One cop said to me: "If I win the California Lottery tomorrow, I won't leave the job. Where else could I have the fun that I have here? Sometimes." The "sometimes" is ominous. We're all aware of the catastrophic events that befall our officers when something goes wrong and fun turns to disaster, but these are people with police personalities. Risk is acceptable for the special payoff that movies and TV cop shows never get right; the celluloid depictions are usually super-grim and ultra-violent. Real cops say, "Who would do the job if it was like that? Only people who are super-grim and super-violent?"
In the real world, the payoff is that doing good police work is the most fun these cops will ever have in their entire lives, and this became an important and explicit theme in my novel. Or I should say in their novel, because they trusted me with their honest, funny and touching anecdotes and stories.

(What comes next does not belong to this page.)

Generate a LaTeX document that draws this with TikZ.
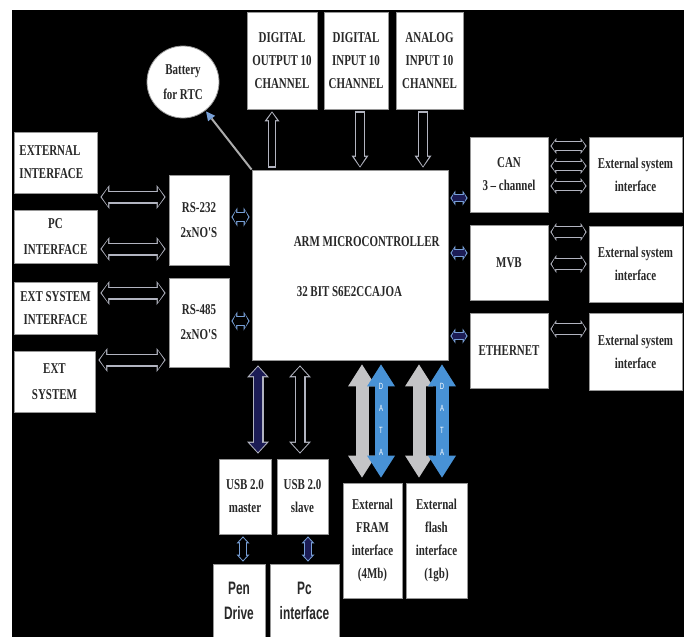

Maybe Ellroy was right. I needed to get back to the LAPD, back to my roots. And after not having created movies and TV shows for a number of years, the theatrical rights have been bought by David E. Kelley, and I'll be co-writing the TV pilot. So this is a very propitious homecoming for me. I'm delighted, but there is something nagging at me. I'm starting to remind me of someone. Let's see, aging personality trying for a Hollywood comeback? I look in my mirror and see a cinematic dissolve. My face! It's morphing into … Ohmygod!
"And now, Mr. DeMille, I'm ready for my close-up."